Common Storage Related Challenges IT Managers Face
IT Managers can run into a plethora of issues within their infrastructures. Networking, hosts, and storage are just a few of the many pain points IT managers face within their IT environment. All pieces and parts must work together to create a balanced state where bottlenecks are dissolved. Here are few of the top issues that IT Managers face due to storage related tasks:
The most basic of daily tasks is most likely direct storage management. These can be simple storage tasks, such as viewing analytics and making sure everything is operating sufficiently within the infrastructure. However, it's not often that storage administrators are logging into their management portal just to make sure everything is in operation. Usually, a storage related problem that needs to be addressed prompts this action. For example, if a host or volume is running low on capacity, then this volume needs to be increased to provide ample space for the hungry application.

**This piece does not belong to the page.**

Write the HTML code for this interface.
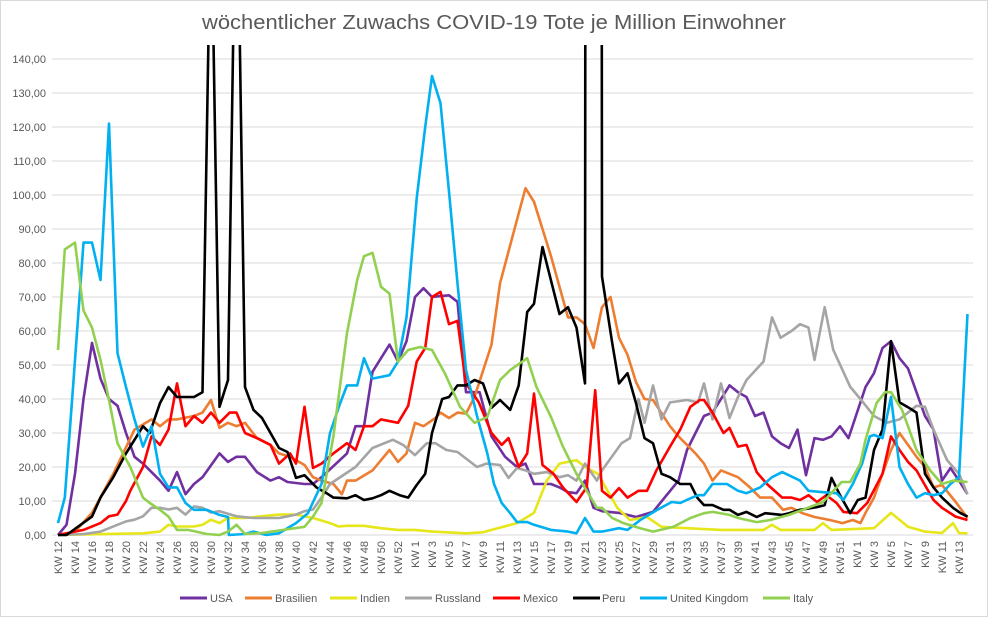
<!DOCTYPE html>
<html><head><meta charset="utf-8"><style>
html,body{margin:0;padding:0;background:#fff}
svg{display:block;font-family:"Liberation Sans",sans-serif}
</style></head><body>
<svg id="c" width="988" height="617" viewBox="0 0 988 617" xmlns="http://www.w3.org/2000/svg">
<rect x="0.5" y="0.5" width="987" height="616" fill="#fff" stroke="#d9d9d9"/>
<text x="494" y="29" text-anchor="middle" font-size="20" fill="#595959" textLength="584" lengthAdjust="spacingAndGlyphs">wöchentlicher Zuwachs COVID-19 Tote je Million Einwohner</text>
<defs><clipPath id="pc"><rect x="52" y="45" width="925" height="495"/></clipPath></defs>
<g id="grid"></g>
<g id="series" clip-path="url(#pc)" fill="none" stroke-width="2.6" stroke-linejoin="round"></g>
<g id="xl" font-size="11" fill="#595959"></g>
<g font-size="11" fill="#595959">
<line x1="180" y1="598" x2="207" y2="598" stroke="#7030A0" stroke-width="3"/><text x="210" y="602">USA</text>
<line x1="245" y1="598" x2="272" y2="598" stroke="#ED7D31" stroke-width="3"/><text x="275" y="602">Brasilien</text>
<line x1="330" y1="598" x2="357" y2="598" stroke="#E6E61A" stroke-width="3"/><text x="360" y="602">Indien</text>
<line x1="405" y1="598" x2="432" y2="598" stroke="#A5A5A5" stroke-width="3"/><text x="435" y="602">Russland</text>
<line x1="493" y1="598" x2="520" y2="598" stroke="#FF0000" stroke-width="3"/><text x="523" y="602">Mexico</text>
<line x1="573" y1="598" x2="600" y2="598" stroke="#000" stroke-width="3"/><text x="602" y="602">Peru</text>
<line x1="640" y1="598" x2="667" y2="598" stroke="#00B0F0" stroke-width="3"/><text x="670" y="602">United Kingdom</text>
<line x1="763" y1="598" x2="790" y2="598" stroke="#92D050" stroke-width="3"/><text x="793" y="602">Italy</text>
</g>
</svg>
<script>
var NS="http://www.w3.org/2000/svg";
function X(i){return 58+8.5*i}
function Y(v){return 535-3.4*v}
function el(t,a,p,txt){var e=document.createElementNS(NS,t);for(var k in a)e.setAttribute(k,a[k]);if(txt!==undefined)e.textContent=txt;p.appendChild(e);return e}
var g=document.getElementById("grid");
for(var k=0;k<=14;k++){var y=Y(k*10);
 el("line",{x1:52,x2:973,y1:y,y2:y,stroke:"#d9d9d9","stroke-width":1},g);
 el("text",{x:46,y:y+4,"text-anchor":"end","font-size":11,fill:"#595959"},g,(k*10)+",00");}
var xl=document.getElementById("xl");
function lab(i,t){var x=X(i)+4;el("text",{x:x,y:541,"text-anchor":"end",transform:"rotate(-90 "+x+" 541)"},xl,t)}
for(var w=12;w<=52;w+=2)lab(w-12,"KW "+w);
for(var w=1;w<=51;w+=2)lab(42+w-1,"KW "+w);
for(var w=1;w<=13;w+=2)lab(94+w-1,"KW "+w);
var S=[
["#7030A0",[[0,0],[1,3],[2,18],[3,40],[4,56.5],[5,46],[6,40],[7,38],[8,30],[9,23],[10,21],[12,16],[13,13],[14,18.5],[15,12],[16,15],[17,17],[19,24],[20,21.5],[21,23],[22,23],[23.4,18.5],[25,16],[26,17],[27,15.6],[29,15],[30,15],[31,17],[34,24],[35,32],[36,32],[37,48],[39,56],[40,51],[41,57],[42,70],[43,72.6],[44,70],[46,70.5],[47,68.6],[48,42],[49.6,42],[51,29],[52.6,23],[54,20],[55,21],[56,15],[58,15],[59,14],[60,12.6],[61,12.3],[62,16],[63,8],[64,7],[66,6.5],[68,5.3],[70,6.8],[73,16],[74,25],[76,35],[77,36],[79,44],[80,42],[81,40.6],[82,35],[83,36],[84,29],[85,27],[86,25.6],[87,31],[88,17.6],[89,28.5],[90,28],[91,29],[92,32],[93,28.5],[95,43.5],[96,47.6],[97,55],[98,57],[99,52],[100,49],[101,42],[102,35],[103,31],[104,16],[105,19.7],[106,16],[107,12]]],
["#ED7D31",[[0,0],[2,1],[4,6.5],[6.5,18],[9,31],[11,34],[12,32],[13,34],[14,34],[16,35],[17,36],[18,39.7],[19,31.5],[20,33],[21,32],[22,33],[23.4,28.5],[25,26.5],[26,24],[27.3,23],[29,20.6],[30,17],[31,16],[32.4,15],[33.4,12],[34,16],[35,16],[37,19],[39,25],[40,21.5],[41,24],[42,33],[43,32],[44.4,34.4],[45,36],[46,34.4],[47,36],[48,35.7],[49,40.6],[51,56],[52,74],[53.6,89],[55,102],[56,98],[58,82],[60,64],[61,64],[62,62],[63,55],[64,67],[65,70],[66,58],[67,53],[68,45],[69,40],[70,39.7],[72,32],[73,29],[75,24],[76,21],[77,16],[78,19],[80,17],[81.4,14],[82.6,11],[84,11],[85.3,7.4],[86.3,8],[87.6,6.4],[89,5.3],[90.8,4.4],[92.3,3.5],[93.5,4.4],[94.4,3.5],[95,6.5],[96,11],[97,18],[98,25],[99,30],[100,26.5],[101,23],[102,20],[103,14],[104,14.7],[105.7,9.4],[107,5]]],
["#E6E61A",[[0,0],[10,0.5],[12,1],[13,3],[14,2.5],[16,2.5],[17,3],[18,4.5],[19,3.5],[20,5],[22,5],[26,6],[28,6],[30,5],[32,3.5],[33,2.5],[34,2.7],[36,2.7],[38,2],[40,1.5],[42,1.5],[44,1],[48,0.5],[50,0.8],[51,1.5],[54,3.5],[56,6.5],[57.5,16],[59,21],[61,22],[62,20],[63.5,18],[65.8,8],[67.3,4.4],[69.3,5.3],[71,2.4],[74,2],[78,1.5],[83,1.5],[84,3],[85,1.5],[89,1.5],[90,3.5],[91,1.5],[96,2],[98,6.5],[100,2.4],[102,1],[104,0.6],[105.3,3.5],[106,0.6],[107,0.5]]],
["#A5A5A5",[[0,0],[3,0.3],[5,1],[7,3],[8,4],[9,4.5],[10,5.5],[11,8],[12,8],[13,7.5],[14,8],[15,6],[16,8.4],[17,8],[18,6.6],[19,7],[21,5.5],[23,5],[26,5],[27,5.5],[28,6],[29,7],[30,7.5],[31,11],[32,15],[35,20],[37,25.6],[39.4,28],[40.6,26.5],[42,23.5],[43.4,27],[44.4,27],[45.7,25],[47,24.4],[49.3,20],[50.4,21],[52,20.6],[53,16.8],[54,19.7],[55,19],[56,18],[57.5,18.5],[59,17],[60,17.6],[61,16],[62,21],[63.4,16],[64,19],[66.3,27],[67.3,28.5],[68.3,40],[69,33],[70,44],[71,34],[72,39],[74,39.7],[75.3,39],[76,44.6],[77,34],[78,44.6],[79,34.4],[80,40.6],[81,45.6],[83,51],[84,64],[85,58],[86.3,60],[87.3,62],[88.3,61],[89,51.5],[90.2,67],[91.2,54.5],[93.2,43.6],[94.4,40],[96,35],[97.5,33],[99,34],[101,38],[102,37.7],[103,31],[104.6,22],[106,18],[107,12]]],
["#FF0000",[[0,0],[3,1.5],[5,3.5],[6,5.5],[7,6],[8,10],[8.5,13],[10,20],[11,29],[12,26.5],[13,31],[14,44.6],[15,32],[16,35],[17,33],[18,36],[19,33],[20.2,36],[21,36],[22,30],[23.4,28.5],[25,26.5],[26,21],[27.3,24],[28,21],[29,37.7],[30,19.7],[31,21],[32.4,24],[34,27],[35,25],[36,32],[37,32],[38,34],[40,33],[41.2,38],[42.2,51],[43.2,55],[44,70],[45,71.5],[46,62],[47,63],[48,44.6],[49.5,39],[51,30],[52.2,26.5],[53,28.5],[54.2,20],[55.2,24],[56,41.6],[57,20.6],[58.3,18],[59.4,14],[61,9.7],[62.2,14],[63.2,42.6],[64,13],[65,11],[66,13.8],[67,11],[68.3,13],[69.3,13],[70.4,19],[72,26],[73.2,31],[74.4,37.7],[75.5,39.7],[76,39.7],[77,36],[78.3,30],[79,31.5],[80,26],[81,26.5],[82.2,18.5],[83.4,15],[85.2,11],[86.3,11],[87.3,10.3],[88.3,11.7],[89.3,9.7],[90.4,11.7],[91.6,9.4],[92.4,6.8],[94,6.4],[95.2,9.4],[97,18],[98,29],[99,25],[100,21.5],[101,19],[103,10.3],[104,8],[105.6,5.4],[107,4.4]]],
["#000000",[[0,0],[1,0],[4,5.4],[5,11],[6.5,17],[8,24],[10,32],[10.8,30],[12,38.8],[13,43.5],[14,40.6],[16,40.6],[17,42],[18,190],[19,37.7],[20,45.6],[21,210],[22,43.5],[23,36.8],[24,34.4],[26,25.6],[27,24.4],[28,16.8],[29,17.6],[30.4,14],[31.6,12.3],[32.4,11],[34,10.8],[35,11.7],[36,10.3],[37,10.8],[38,11.7],[39,13],[40.2,11.7],[41.2,11],[42.2,14.7],[43.2,18],[44,30],[45.2,40],[46,40.6],[47,44],[48,44],[49,45.6],[50,44.6],[51,37.4],[52,39.7],[53.2,36.8],[54.2,44],[55.2,65.6],[56,68],[57,84.7],[59,65],[60,67],[61,61],[62,44.6],[63,3000],[64,76],[65.2,56.5],[66,44.6],[67,47.6],[68,38.8],[69,28.5],[70,27],[71,18],[72,17],[73.2,15],[74.4,15],[75.2,11],[76,8.8],[77,8.8],[78.3,7.4],[79,7.4],[80,5.9],[81,6.8],[82.2,5.3],[83.2,6.4],[85.2,5.9],[86,6.4],[87.3,7.4],[89.3,8.2],[90.2,8.8],[91,16.8],[92,11.7],[93.2,6.4],[94.1,10.3],[95,11],[96,25],[97,31],[98,57],[99,39],[100,37.6],[101,36],[102,18],[103,14],[104,11],[105.3,8],[106.2,6.4],[107,5.4]]],
["#00B0F0",[[0,3.5],[0.8,11],[1.8,44.6],[3,86],[4,86],[5,75],[6,121],[7,53.5],[8,43.5],[9,34],[10,26],[11,32],[12,18],[13,14],[14,14],[15,9.4],[16,7.4],[17.5,7.4],[19,5.9],[20,5.3],[20.1,0],[22,0.3],[23,1],[24.5,0],[26,0.5],[28,3.5],[29.4,6.4],[31,15],[32,30],[33.2,38.8],[34,44],[35.2,44],[36,52],[37,46],[39,47],[40,51],[41,64],[42.2,99],[43.2,120],[44,135],[45,127],[46,101],[47,74],[48,48.5],[49.3,35],[50.5,24],[51.3,15],[52.2,9.4],[53.2,6.4],[54,3.8],[55.2,3.8],[56,3],[58,1.5],[60,1],[61,0.5],[62,5],[63,1],[64,1],[66,2],[67,1.5],[68.5,4.4],[70.5,7.4],[72.2,9.7],[73.2,9.4],[74.4,10.8],[75.3,11.7],[76,11.7],[77,15],[78.7,15],[80,13],[81,12.3],[82.6,14],[84,17],[85.2,18.5],[87.3,16],[88.3,13],[90,12.6],[91.6,12.3],[92.4,10.3],[93.5,15],[94.6,21],[95.5,29],[96,29.4],[97,28.5],[98,40.6],[99,20],[100,15],[101,11],[102,12.3],[103,11.7],[104,12.3],[105,15],[106,17],[107,65]]],
["#92D050",[[0,54.4],[0.8,84],[2,86],[3,66],[4,61],[5,51.5],[6,39.7],[7,27],[8.5,20],[10,11],[10.8,9.4],[12,7.4],[13,5.4],[14,1.5],[15.3,1.5],[17.5,0.3],[19,0],[20,1],[21,3],[22,0.3],[24,0.6],[26.5,1.5],[29,2.4],[30,5.4],[31,9.4],[32.4,29],[34,59.4],[35.2,75],[36,82],[37,83],[38,73],[39,71],[40,51],[41.2,54.4],[42.6,55.3],[44,54.4],[45.5,47.6],[47.3,37.7],[49,33],[50.5,34.7],[52,45.6],[53.2,48.5],[55.2,52],[56.3,43.5],[58,34.7],[59.4,26],[61,18],[62.2,13],[63.4,8],[64,8],[65.2,5],[66.5,3.5],[68.5,2],[70,1],[72.4,2.4],[74.4,5],[76,6.4],[77,6.8],[79,5.9],[80,5],[82.2,3.8],[83.8,4.4],[86,5.9],[87.6,7.4],[90,9.7],[92.2,15.6],[93.2,15.6],[94.4,21],[95,28],[96.3,38.8],[97.3,42],[98,42],[99.3,36.8],[100,32],[101,25],[102.6,19],[104,15],[105.3,16],[107,15.6]]]
];
var sg=document.getElementById("series");
S.forEach(function(s){
 var pts=s[1].map(function(p){return X(p[0]).toFixed(1)+","+Y(p[1]).toFixed(1)}).join(" ");
 el("polyline",{points:pts,stroke:s[0]},sg);
});
</script>
</body></html>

Hopefully, the storage device in question provided some type of alert that a capacity threshold was met, and this usually initiates the needed action.
Weekly, monthly, quarterly, or annual reports are other common requirements for IT Managers. Watching storage, seeing tendencies of IO, throughput, growth, and preparing for peaks, each create a workload and burden on IT Managers. Having a storage solution in place that can publish reports and give historical charts relieves an abundance of workload that is placed upon an IT Manager.
This truly matters today as SSDs have come down in cost dramatically in the last few years and vendors are adding them at a whim. Traditional SANs and other units designed for HDDs and not designed around the capabilities of SSDs and can cause problems and headaches once in production. SSD thrashing from a poorly conceived caching algorithm, or poor tiering performance from a system designed around 15k and 7.2k drives can lead to misuse of SSDs. Just because a system has SSDs doesn't mean that the system can perform at a low latency for prolonged periods of time.
Requests may come in for recovery as well. Typically, when we think of disaster recovery, we think of entire infrastructure recovery. Sometimes recovery can be as simple as a deleted file or a lost email that needs to be found. If an IT Manager is running a snapshot schedule on the storage device, a simple mount and copy of the data will allow for file recovery. If a catastrophic event occurs, and a complete failover needs to occur, then a full backup may be required. This backup can range from simple replication to an off-site repository, a tape based solution, or even cloud backup. Discussion on this can revolve around a recovery point objective (RPO) as well as the recovery time objective (RTO), which should be defined before a backup solution is deployed. Once the backup is available for use, the IT Manager can then bring their company back to operating standards.
New buildouts also account for a great deal of an IT Managers time. New buildouts could be the planning of a backup or off-site solution. This could be a new facility that is being brought up, or it could be the ingestion of technology from a merger or purchase. Anytime a new buildout is happening, a lot of planning and time will be required to be successful. Quote gathering, which includes time meeting with storage vendors, seeing product demos, and discussing the options available, will produce a plethora of options just on the storage side of the equation. After this, the multitude of connection types, host configurations, and backup options adds up. The list can go on depending on the scope of the project, and this can be a true hindrance on a storage administrator's time.
Finally, failures, whether physical or software related, can cause havoc upon an infrastructure. Depending on the storage array and type, a disk failure can be a simple hot swap component, or in some cases, can slow a storage array and come one step closer to data loss. If a double or triple drive failure occurs, hopefully things like hot spares are available and the RAID can rebuild itself automatically. Otherwise, that backup solution mentioned earlier will come in quite handy. Other things like power supply, NIC, CPU, memory, or complete controller failure can cause a storage array to go down, or in some cases become overloaded when failover occurs. If the system is running in an overloaded state, thresholds will be hit and latency will increase across the infrastructure. IT Administrators need to be prepared so that if a failure occurs, there is a plan in place to recover, failover, or at worst case revert back to a stable point.The storage solution in place must have sufficient management tools to reduce time and complexity of typical tasks, built in reporting and threshold monitors to alert in the event of impeding catastrophes, integration with backup or the ability to replicate in the event of site loss, and of course meet the budgetary requirements within the scope of the plan.